What you need to do: The lines from the top of the material below through the line containing "const ref = useRef<SVGSVGElement" are to be printed exactly, with pictures omitted.

Raw data:
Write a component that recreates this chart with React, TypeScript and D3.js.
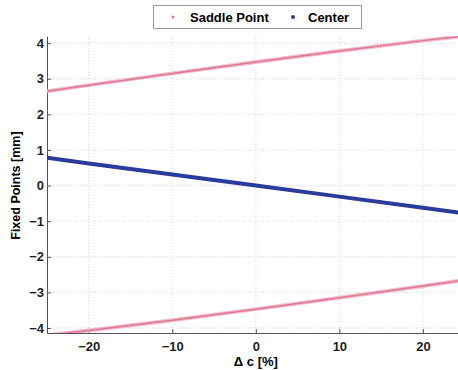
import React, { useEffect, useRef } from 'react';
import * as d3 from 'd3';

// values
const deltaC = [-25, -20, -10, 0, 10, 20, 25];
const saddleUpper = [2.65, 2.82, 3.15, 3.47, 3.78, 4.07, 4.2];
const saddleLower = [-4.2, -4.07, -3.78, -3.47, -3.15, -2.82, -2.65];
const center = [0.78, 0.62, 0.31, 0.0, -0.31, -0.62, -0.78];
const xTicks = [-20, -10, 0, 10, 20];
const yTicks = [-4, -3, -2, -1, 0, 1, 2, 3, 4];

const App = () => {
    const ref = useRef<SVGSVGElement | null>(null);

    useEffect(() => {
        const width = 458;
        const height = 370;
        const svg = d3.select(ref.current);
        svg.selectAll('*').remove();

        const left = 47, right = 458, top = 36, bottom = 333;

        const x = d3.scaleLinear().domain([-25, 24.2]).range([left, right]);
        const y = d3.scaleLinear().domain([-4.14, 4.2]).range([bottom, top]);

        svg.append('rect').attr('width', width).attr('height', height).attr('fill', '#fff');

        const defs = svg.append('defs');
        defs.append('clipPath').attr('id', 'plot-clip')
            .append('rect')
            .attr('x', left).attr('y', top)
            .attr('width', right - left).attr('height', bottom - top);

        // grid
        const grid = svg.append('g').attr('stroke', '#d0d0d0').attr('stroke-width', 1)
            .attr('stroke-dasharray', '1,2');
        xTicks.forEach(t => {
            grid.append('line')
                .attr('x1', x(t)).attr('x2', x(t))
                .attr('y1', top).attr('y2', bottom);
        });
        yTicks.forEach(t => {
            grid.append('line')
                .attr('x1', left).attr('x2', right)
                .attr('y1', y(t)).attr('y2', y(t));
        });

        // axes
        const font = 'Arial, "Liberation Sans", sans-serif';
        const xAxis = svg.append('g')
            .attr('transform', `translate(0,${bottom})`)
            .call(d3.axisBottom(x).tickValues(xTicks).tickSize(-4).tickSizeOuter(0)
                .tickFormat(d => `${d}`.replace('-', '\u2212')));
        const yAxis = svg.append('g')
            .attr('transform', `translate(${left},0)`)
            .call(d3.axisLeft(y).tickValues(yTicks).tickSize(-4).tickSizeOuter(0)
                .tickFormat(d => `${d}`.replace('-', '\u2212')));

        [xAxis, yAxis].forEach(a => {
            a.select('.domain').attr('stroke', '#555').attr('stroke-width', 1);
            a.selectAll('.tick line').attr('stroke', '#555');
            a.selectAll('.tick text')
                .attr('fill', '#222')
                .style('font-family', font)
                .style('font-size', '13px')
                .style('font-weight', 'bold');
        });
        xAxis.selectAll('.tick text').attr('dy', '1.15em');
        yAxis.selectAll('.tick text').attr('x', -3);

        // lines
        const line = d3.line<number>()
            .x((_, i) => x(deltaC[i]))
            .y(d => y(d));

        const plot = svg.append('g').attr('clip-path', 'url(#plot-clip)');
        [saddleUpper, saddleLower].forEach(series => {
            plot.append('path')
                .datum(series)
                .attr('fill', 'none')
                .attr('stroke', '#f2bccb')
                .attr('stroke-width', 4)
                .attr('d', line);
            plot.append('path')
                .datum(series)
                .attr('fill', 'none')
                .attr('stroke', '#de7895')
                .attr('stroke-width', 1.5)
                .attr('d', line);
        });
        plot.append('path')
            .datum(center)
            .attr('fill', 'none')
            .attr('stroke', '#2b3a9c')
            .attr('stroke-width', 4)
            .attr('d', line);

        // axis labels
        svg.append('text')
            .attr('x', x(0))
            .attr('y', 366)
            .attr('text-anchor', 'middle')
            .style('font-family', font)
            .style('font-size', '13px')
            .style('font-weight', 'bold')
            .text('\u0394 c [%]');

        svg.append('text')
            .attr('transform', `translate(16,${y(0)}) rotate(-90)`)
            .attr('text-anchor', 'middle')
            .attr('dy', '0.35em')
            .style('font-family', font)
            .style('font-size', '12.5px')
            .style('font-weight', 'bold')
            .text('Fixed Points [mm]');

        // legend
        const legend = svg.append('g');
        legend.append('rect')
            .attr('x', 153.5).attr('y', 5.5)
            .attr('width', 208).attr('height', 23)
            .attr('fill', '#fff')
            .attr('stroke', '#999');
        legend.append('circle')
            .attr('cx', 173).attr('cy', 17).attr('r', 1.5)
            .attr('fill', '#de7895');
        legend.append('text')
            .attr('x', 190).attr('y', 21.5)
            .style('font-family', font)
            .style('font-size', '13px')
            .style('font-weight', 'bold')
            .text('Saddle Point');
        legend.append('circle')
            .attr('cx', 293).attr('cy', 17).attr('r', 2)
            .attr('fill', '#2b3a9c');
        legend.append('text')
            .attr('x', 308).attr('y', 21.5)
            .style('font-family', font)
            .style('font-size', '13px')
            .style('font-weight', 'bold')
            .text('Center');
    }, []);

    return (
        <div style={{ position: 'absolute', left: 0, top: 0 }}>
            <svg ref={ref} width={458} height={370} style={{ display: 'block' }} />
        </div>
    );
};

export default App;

Full solution:
Write a component that recreates this chart with React, TypeScript and D3.js.
import React, { useEffect, useRef } from 'react';
import * as d3 from 'd3';

// values
const deltaC = [-25, -20, -10, 0, 10, 20, 25];
const saddleUpper = [2.65, 2.82, 3.15, 3.47, 3.78, 4.07, 4.2];
const saddleLower = [-4.2, -4.07, -3.78, -3.47, -3.15, -2.82, -2.65];
const center = [0.78, 0.62, 0.31, 0.0, -0.31, -0.62, -0.78];
const xTicks = [-20, -10, 0, 10, 20];
const yTicks = [-4, -3, -2, -1, 0, 1, 2, 3, 4];

const App = () => {
    const ref = useRef<SVGSVGElement | null>(null);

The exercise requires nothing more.